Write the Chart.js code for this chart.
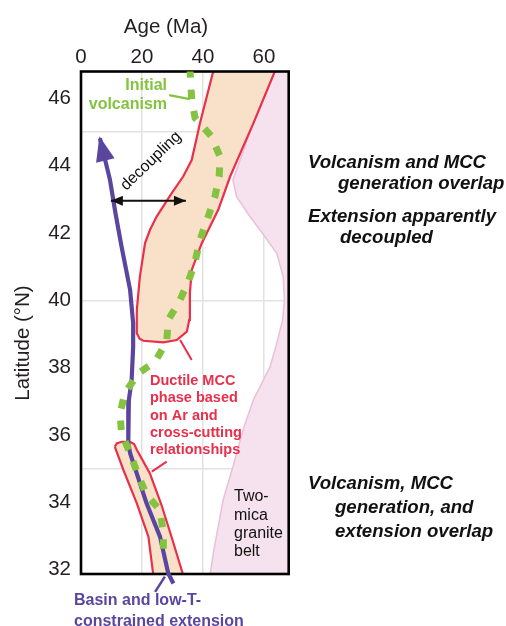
<!DOCTYPE html>
<html>
<head>
<meta charset="utf-8">
<script src="https://cdn.jsdelivr.net/npm/chart.js@4/dist/chart.umd.min.js"></script>
<style>
  html, body { margin: 0; padding: 0; background: #ffffff; }
  #wrap { width: 506px; height: 626px; position: relative; }
</style>
</head>
<body>
<div id="wrap"><canvas id="chart" width="506" height="626"></canvas></div>
<script>
// ---- Axis ticks ----
const ageTicks = [0, 20, 40, 60];
const latTicks = [32, 33, 34, 35, 36, 37, 38, 39, 40, 41, 42, 43, 44, 45, 46];

// ---- Outlines as [age (Ma), latitude (°N)] pairs ----
// Two-mica granite belt (closed polygon, right side of the panel)
const graniteBelt = [
  [65.1, 47.14], [56.5, 45.26], [49.8, 43.58], [51.0, 43.08], [55.4, 42.49],
  [58.7, 42.09], [64.2, 41.40], [66.3, 40.70], [66.7, 40.01], [66.1, 39.42],
  [64.2, 38.73], [62.0, 38.03], [56.5, 37.04], [53.1, 36.14], [49.8, 35.05],
  [46.6, 34.07], [43.6, 32.60], [42.3, 31.84], [41.8, 31.50],
  [75.0, 31.50], [75.0, 47.14], [65.1, 47.14]
];

// Ductile MCC phase, northern body
const mccNorth = [
  [44.3, 47.14], [39.0, 45.26], [36.3, 44.17], [33.5, 43.68], [29.7, 43.18],
  [24.8, 42.49], [22.6, 42.09], [21.0, 41.70], [19.3, 40.70], [18.3, 39.71],
  [18.3, 39.02], [19.2, 38.86], [20.4, 38.80], [27.0, 38.75], [31.4, 38.82],
  [34.7, 39.07], [35.5, 39.42], [35.7, 40.21], [36.3, 40.90], [39.6, 41.70],
  [45.0, 42.69], [48.9, 43.68], [56.5, 45.26], [65.1, 47.14], [44.3, 47.14]
];

// Ductile MCC phase, southern body
const mccSouth = [
  [11.1, 35.65], [11.7, 35.75], [13.4, 35.80], [16.1, 35.80], [17.4, 35.73],
  [18.3, 35.56], [22.6, 34.86], [26.4, 33.92], [30.0, 32.88], [33.5, 31.84],
  [34.4, 31.54], [24.6, 31.54], [23.7, 31.84], [22.1, 32.98], [18.3, 33.97],
  [13.9, 34.96], [11.1, 35.65]
];

// Basin and low-T-constrained extension (first point is the arrow tip)
const extensionTrack = [
  [6.2, 44.82], [9.5, 43.58], [11.4, 42.54], [13.3, 41.60], [16.1, 40.31],
  [17.1, 39.32], [17.1, 38.62], [16.6, 37.63], [15.7, 37.04], [15.5, 35.75],
  [16.1, 35.46], [21.5, 33.97], [25.9, 32.98], [28.6, 31.89], [30.3, 31.59]
];

// Initial volcanism front
const volcanismFront = [
  [35.7, 46.90], [36.3, 45.96], [37.4, 45.42], [42.6, 44.89], [45.6, 44.27],
  [45.3, 43.68], [43.9, 43.08], [41.7, 42.49], [39.0, 41.79], [37.4, 41.15],
  [35.2, 40.56], [32.2, 39.96], [28.6, 39.42], [28.1, 38.77], [24.3, 38.18],
  [18.8, 37.83], [14.4, 37.25], [12.8, 36.64], [13.3, 36.05], [16.1, 35.46],
  [18.5, 34.86], [21.5, 34.22], [25.9, 33.77], [27.0, 33.08], [27.0, 32.37]
];

// Decoupling span between extension and MCC at ~43°N
const decouplingSpan = [[9.8, 42.96], [34.4, 42.96]];

// Leader lines for the labels
const mccLeaderNorth = [[32.5, 38.82], [36.3, 38.23]];
const mccLeaderSouth = [[23.2, 34.91], [28.1, 35.21]];
const volcanismLeader = [[28.9, 46.10], [35.7, 45.98]];
const extensionLeader = [[24.3, 31.34], [27.5, 31.79]];

// ---- Styling ----
const FONT = '"Liberation Sans", Arial, Helvetica, sans-serif';
const RED = '#e8304b';
const PEACH = '#f9e1c9';
const PINK_FILL = '#f6e2ee';
const PINK_LINE = '#e9c0d8';
const GREEN = '#84c341';
const PURPLE = '#5a469e';
const GRID = '#e2e2e2';
const INK = '#231f20';
const NONE = 'rgba(0,0,0,0)';

const xy = pts => pts.map(([x, y]) => ({ x, y }));

const baseLine = { showLine: true, pointRadius: 0, pointHoverRadius: 0, tension: 0, fill: false };

const datasets = [
  Object.assign({}, baseLine, { label: 'Two-mica granite belt', data: xy(graniteBelt), fill: 'shape',
    backgroundColor: PINK_FILL, borderColor: PINK_LINE, borderWidth: 1.5, order: 10, clip: 0 }),
  Object.assign({}, baseLine, { label: 'Ductile MCC (north)', data: xy(mccNorth), fill: 'shape',
    backgroundColor: PEACH, borderColor: RED, borderWidth: 2.2, order: 9, clip: 0 }),
  Object.assign({}, baseLine, { label: 'Ductile MCC (south)', data: xy(mccSouth), fill: 'shape',
    backgroundColor: PEACH, borderColor: RED, borderWidth: 2.2, order: 8, clip: 0 }),
  Object.assign({}, baseLine, { label: 'MCC leader N', data: xy(mccLeaderNorth),
    borderColor: RED, borderWidth: 2, order: 7 }),
  Object.assign({}, baseLine, { label: 'MCC leader S', data: xy(mccLeaderSouth),
    borderColor: RED, borderWidth: 2, order: 7 }),
  Object.assign({}, baseLine, { label: 'Basin and low-T-constrained extension', data: xy(extensionTrack),
    borderColor: PURPLE, borderWidth: 4.2, order: 5, clip: { left: 0, top: 0, right: 0, bottom: 14 } }),
  Object.assign({}, baseLine, { label: 'Extension leader', data: xy(extensionLeader),
    borderColor: PURPLE, borderWidth: 2.5, order: 5, clip: false }),
  Object.assign({}, baseLine, { label: 'Initial volcanism', data: xy(volcanismFront),
    borderColor: GREEN, borderWidth: 7, borderDash: [9.5, 12], borderDashOffset: 0, borderCapStyle: 'butt',
    order: 4, clip: 0 }),
  Object.assign({}, baseLine, { label: 'Volcanism leader', data: xy(volcanismLeader),
    borderColor: GREEN, borderWidth: 2.2, order: 4 }),
  Object.assign({}, baseLine, { label: 'Decoupling', data: xy(decouplingSpan),
    borderColor: '#111111', borderWidth: 2, order: 3 })
];
const FRAME_AFTER = 2; // draw the panel frame once the filled bodies are down
const TRACK_INDEX = 5;
const SPAN_INDEX = 9;

function arrowHead(ctx, tip, from, len, half, color, extend) {
  const dx = tip.x - from.x, dy = tip.y - from.y;
  const d = Math.hypot(dx, dy) || 1;
  const ux = dx / d, uy = dy / d;
  const tx = tip.x + ux * extend, ty = tip.y + uy * extend;
  const bx = tx - ux * len, by = ty - uy * len;
  ctx.beginPath();
  ctx.moveTo(tx, ty);
  ctx.lineTo(bx - uy * half, by + ux * half);
  ctx.lineTo(bx + uy * half, by - ux * half);
  ctx.closePath();
  ctx.fillStyle = color;
  ctx.fill();
}

function label(ctx, lines, x, y, step, font, color, align) {
  ctx.save();
  ctx.font = font;
  ctx.fillStyle = color;
  ctx.textAlign = align || 'left';
  ctx.textBaseline = 'middle';
  lines.forEach((t, i) => ctx.fillText(t, x, y + i * step));
  ctx.restore();
}

const annotations = {
  id: 'annotations',
  afterDatasetDraw(chart, args) {
    if (args.index !== FRAME_AFTER) return;
    const { ctx, chartArea: a } = chart;
    ctx.save();
    ctx.strokeStyle = '#000000';
    ctx.lineWidth = 2.6;
    ctx.strokeRect(a.left, a.top, a.right - a.left, a.bottom - a.top);
    ctx.restore();
  },
  afterDatasetsDraw(chart) {
    const ctx = chart.ctx;
    const track = chart.getDatasetMeta(TRACK_INDEX).data;
    arrowHead(ctx, track[0], track[1], 25, 9.5, PURPLE, 2);
    const span = chart.getDatasetMeta(SPAN_INDEX).data;
    arrowHead(ctx, span[0], span[1], 12, 5, '#111111', 0);
    arrowHead(ctx, span[1], span[0], 12, 5, '#111111', 0);

    // Axis titles
    label(ctx, ['Age (Ma)'], 166, 27, 0, `20.5px ${FONT}`, INK, 'center');
    ctx.save();
    ctx.translate(23, 343);
    ctx.rotate(-Math.PI / 2);
    label(ctx, ['Latitude (°N)'], 0, 0, 0, `20.5px ${FONT}`, INK, 'center');
    ctx.restore();

    // In-panel labels
    label(ctx, ['Initial', 'volcanism'], 167, 86, 19, `bold 16px ${FONT}`, GREEN, 'right');
    ctx.save();
    ctx.translate(151, 161);
    ctx.rotate(-44 * Math.PI / 180);
    label(ctx, ['decoupling'], 0, 0, 0, `16px ${FONT}`, '#111111', 'center');
    ctx.restore();
    label(ctx, ['Ductile MCC', 'phase based', 'on Ar and', 'cross-cutting', 'relationships'],
      150, 381, 17.3, `bold 14.5px ${FONT}`, RED, 'left');
    label(ctx, ['Two-', 'mica', 'granite', 'belt'], 234, 497, 18.3, `16px ${FONT}`, '#111111', 'left');
    label(ctx, ['Basin and low-T-', 'constrained extension'], 74, 601, 20.5, `bold 16px ${FONT}`, PURPLE, 'left');

    // Interpretation notes
    const note = `italic bold 18.6px ${FONT}`;
    label(ctx, ['Volcanism and MCC'], 308, 163, 0, note, '#111111', 'left');
    label(ctx, ['generation overlap'], 338, 184, 0, note, '#111111', 'left');
    label(ctx, ['Extension apparently'], 308, 217, 0, note, '#111111', 'left');
    label(ctx, ['decoupled'], 340, 238, 0, note, '#111111', 'left');
    label(ctx, ['Volcanism, MCC'], 308, 484, 0, note, '#111111', 'left');
    label(ctx, ['generation, and', 'extension overlap'], 335, 508, 24, note, '#111111', 'left');
  }
};

new Chart(document.getElementById('chart'), {
  type: 'scatter',
  data: { datasets },
  options: {
    responsive: false,
    animation: false,
    devicePixelRatio: 1,
    layout: { padding: { left: 0, top: 0, right: 217.3, bottom: 52 } },
    plugins: { legend: { display: false }, tooltip: { enabled: false } },
    scales: {
      x: {
        type: 'linear', position: 'top', min: 0, max: 68.1,
        afterBuildTicks: s => { s.ticks = ageTicks.map(v => ({ value: v })); },
        afterFit: s => { s.height = 71.5; },
        border: { display: false },
        grid: { drawTicks: false, lineWidth: 1.5, color: c => (c.tick && c.tick.value > 0 ? GRID : NONE) },
        ticks: { autoSkip: false, maxRotation: 0, padding: 2, color: INK, font: { family: FONT, size: 20.5 },
          callback: v => String(v) }
      },
      y: {
        type: 'linear', min: 31.87, max: 46.8,
        afterBuildTicks: s => { s.ticks = latTicks.map(v => ({ value: v })); },
        afterFit: s => { s.width = 81; },
        border: { display: false },
        grid: { drawTicks: false, lineWidth: 1.5, color: c => (c.tick && c.tick.value % 5 === 0 ? GRID : NONE) },
        ticks: { autoSkip: false, padding: 10, color: INK, font: { family: FONT, size: 20.5 },
          callback: v => (v % 2 === 0 ? String(v) : '') }
      }
    }
  },
  plugins: [annotations]
});
</script>
</body>
</html>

------

From the first line above through the line containing "44, 45, 46];", copy everything exactly, without the pictures.

Write the Chart.js code for this chart.
<!DOCTYPE html>
<html>
<head>
<meta charset="utf-8">
<script src="https://cdn.jsdelivr.net/npm/chart.js@4/dist/chart.umd.min.js"></script>
<style>
  html, body { margin: 0; padding: 0; background: #ffffff; }
  #wrap { width: 506px; height: 626px; position: relative; }
</style>
</head>
<body>
<div id="wrap"><canvas id="chart" width="506" height="626"></canvas></div>
<script>
// ---- Axis ticks ----
const ageTicks = [0, 20, 40, 60];
const latTicks = [32, 33, 34, 35, 36, 37, 38, 39, 40, 41, 42, 43, 44, 45, 46];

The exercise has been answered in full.